J Russell Mackenzie, 1877. Small, elaborately-detailed gothic church with 3-bay aisless nave, traceried and arcaded front, shallow gabled transepts, semicircular apse, polygonal baptistry and 4-stage buttressed tower with belfry and octagonal pinnacled spire. Coursed, squared and snecked rubble with ashlar dressings. Deep base and eaves courses. Traceried circular openings, cusped lancets. 2-stage, sawtooth-coped and pinnacled buttresses. Voussoirs; chamfered reveals and raked cills. Timber doors with decorative ironwork.

NE (PRINCIPAL) ELEVATION: symmetrical. Centre bay with deeply moulded gabled doorway with engaged colonettes, flanking bays each with triple lancet behind colonnade giving way to blind trefoil opening and pinnacled angle buttresses; cross-finialled gablehead incorporating wheel window within arched opening of deep bisected reveal.

TOWER: to SE side. Lancet to SE at 1st stage, reduced blank 2nd stage and circular window to SE of further reduced 3rd stage giving way to pinnacled arcaded belfry and polygonal spire with decorative cast-iron weathervane.

SW ELEVATION: paired cusped lancets to right and left of almost full-height apsidal bay at centre, blank baptistry to left and tower set-back in angle at right.

NW ELEVATION: 3-bay nave with dividing buttresses to left, transept to right with 2 cusped lancets incorporated into base of wheel window at centre above, and lower baptistery projecting at outer right with 3 windows and door on return to left.

SE ELEVATION: mirrors the above but with tower at outer left.

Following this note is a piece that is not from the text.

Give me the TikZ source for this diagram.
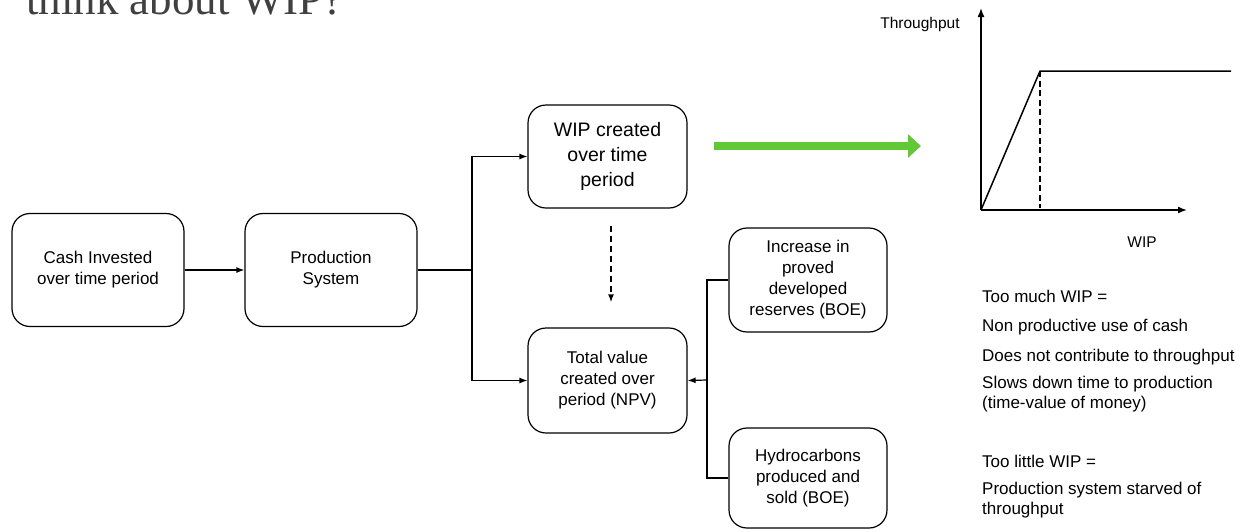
\documentclass[tikz,border=0pt]{standalone}
\usepackage{fontspec}
\setmainfont{Liberation Sans}
\newfontfamily\titlefont{Liberation Serif}
\usetikzlibrary{arrows}
\usetikzlibrary{arrows.meta}
\usetikzlibrary{positioning}
\definecolor{wipgreen}{HTML}{62C936}
\definecolor{titlegray}{HTML}{404040}
\tikzset{box/.style = {draw, rounded corners = 18pt, line width = 1.2pt, align = center,
                       inner sep = 2pt, font = \fontsize{17}{21}\selectfont}}
\tikzset{link/.style = {-{Latex[length = 8pt, width = 6pt]}, line width = 1.2pt}}
\tikzset{axis/.style = {-{Latex[length = 9pt, width = 7pt]}, line width = 1.5pt}}
\tikzset{note/.style = {anchor = base west, inner sep = 0, align = left,
                        font = \fontsize{17}{20}\selectfont}}

\begin{document}
\begin{tikzpicture}[x = 1pt, y = -1pt]
      \useasboundingbox (0, 0) rectangle (1253, 531);
      \clip (0, 0) rectangle (1253, 531);
      \node [anchor = base west, inner sep = 0, text = titlegray, font = \titlefont\fontsize{45}{45}\selectfont] (title) at (26, 14) {think about WIP?};

      % flow boxes
      \node [box, minimum width = 172pt, minimum height = 113pt] (cash) at (98, 270) {Cash Invested\\over time period};
      \node [box, minimum width = 172pt, minimum height = 113pt] (prod) at (331, 270) {Production\\System};
      \node [box, minimum width = 159pt, minimum height = 103pt, font = \fontsize{19.5}{25}\selectfont] (wip) at (607.5, 156.5) {WIP created\\over time\\period};
      \node [box, minimum width = 159pt, minimum height = 105pt] (npv) at (607.5, 380.5) {Total value\\created over\\period (NPV)};
      \node [box, minimum width = 158pt, minimum height = 104pt] (pdr) at (808, 280) {Increase in\\proved\\developed\\reserves (BOE)};
      \node [box, minimum width = 158pt, minimum height = 100pt] (hyd) at (808, 478) {Hydrocarbons\\produced and\\sold (BOE)};

      \coordinate (split) at (472, 270);
      \coordinate (join) at (707, 380);
      \draw [link] (cash) -- (prod);
      \draw [link] (prod.east) -- (split) |- (wip.west);
      \draw [link] (split) |- (npv.west);
      \draw [line width = 1.2pt] (pdr.west) -| (join) |- (hyd.west);
      \draw [link] (join) -- (npv.east);
      \draw [link, line width = 2pt, dash pattern = on 6pt off 4pt, shorten < = 17pt, shorten > = 25pt]
            ([xshift = 3.5pt] wip.south) -- ([xshift = 3.5pt] npv.north);

      % green arrow
      \coordinate (gstart) at (714, 146);
      \coordinate (gend) at (921, 146);
      \draw [wipgreen, line width = 8pt, -{Triangle[length = 13pt, width = 23pt]}] (gstart) -- (gend);

      % throughput graph
      \coordinate (o) at (981, 210);
      \coordinate (ytop) at (981, 8);
      \coordinate (xend) at (1187, 210);
      \coordinate (knee) at (1040, 71);
      \coordinate (flat) at (1231, 71);
      \coordinate (kneefoot) at (1040, 208);
      \draw [axis] (o) -- (ytop);
      \draw [axis] (o) -- (xend);
      \draw [line width = 1.5pt] (o) -- (knee) -- (flat);
      \draw [line width = 2pt, dash pattern = on 6pt off 3.5pt] (knee) -- (kneefoot);
      \node [font = \fontsize{15.5}{18}\selectfont] (thr) at (920, 24) {Throughput};
      \node [font = \fontsize{15.5}{18}\selectfont] (wiplab) at (1142, 242) {WIP};

      % notes (base of a two-line note is its last line)
      \node [note] (much) at (982, 302) {Too much WIP =};
      \node [note] (cash2) at (982, 331) {Non productive use of cash};
      \node [note] (contrib) at (982, 361) {Does not contribute to throughput};
      \node [note] (slows) at (982, 408) {Slows down time to production\\(time-value of money)};
      \node [note] (little) at (982, 467) {Too little WIP =};
      \node [note] (starved) at (982, 514) {Production system starved of\\throughput};
    \end{tikzpicture}
\end{document}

Coloured glass to NE traceried window depicting S Margarita; leaded diamond pattern glazing to apse and baptistry; some openings reglazed; figurative coloured glass lancet to SE transept (see Interior). Grey slates. Ashlar-coped skews. Cast-iron downpipes with polygonal rainwater hoppers.

INTERIOR: fine plain interior with moulded cornice, hammerbeam roof and decorative timber braces, timber pews and boarded dadoes; transept with double arch springing from low column with moulded capital. Apsidal chancel with elegant braced timber roof on stone corbels. Lancet to SE transept 'Come Holy Spirit' by Edinburgh Stained Glass House, 2003.

BOUNDARY WALLS, GATES, RAILINGS AND SOUP KITCHEN: low coped boundary walls with decorative ironwork inset railings and gates to NE; high rubble boundaries elsewhere. Single storey, slated, rubble cottage known as 'soup kitchen'.

Statement of Interest

Ecclesiastical building in use as such. The Church of the Immaculate Conception is the last remaining place of worship in Stonehaven's Old Town. It boasts details recognised as deriving from Notre-Dame-le-Grand, Poitiers and Chartres and despite the loss of some original glazing is nevertheless an important quiet place on its island site surrounded by roads and behind the High Street. The building date varies from 1875 to 1879 depending upon the source, but it is a certainty that funds for this fine church and the nearby Rickarton Cottages were provided by Mrs Hepburn of Rickarton, as a memorial to her daughter. A sketch in Christie's 'Haven Under The Hill', entitled 'Church of St Mary' shows decorative ridge detail and a ship weathervane, neither of which are evident today (2004). He also mentions an American organ which was installed in April 1880. The priest's house is located at the nearby (separately listed) Rickarton Cottages and is accessible from the church grounds. The nearby soup kitchen was presented to the church by George Blackie in 1905.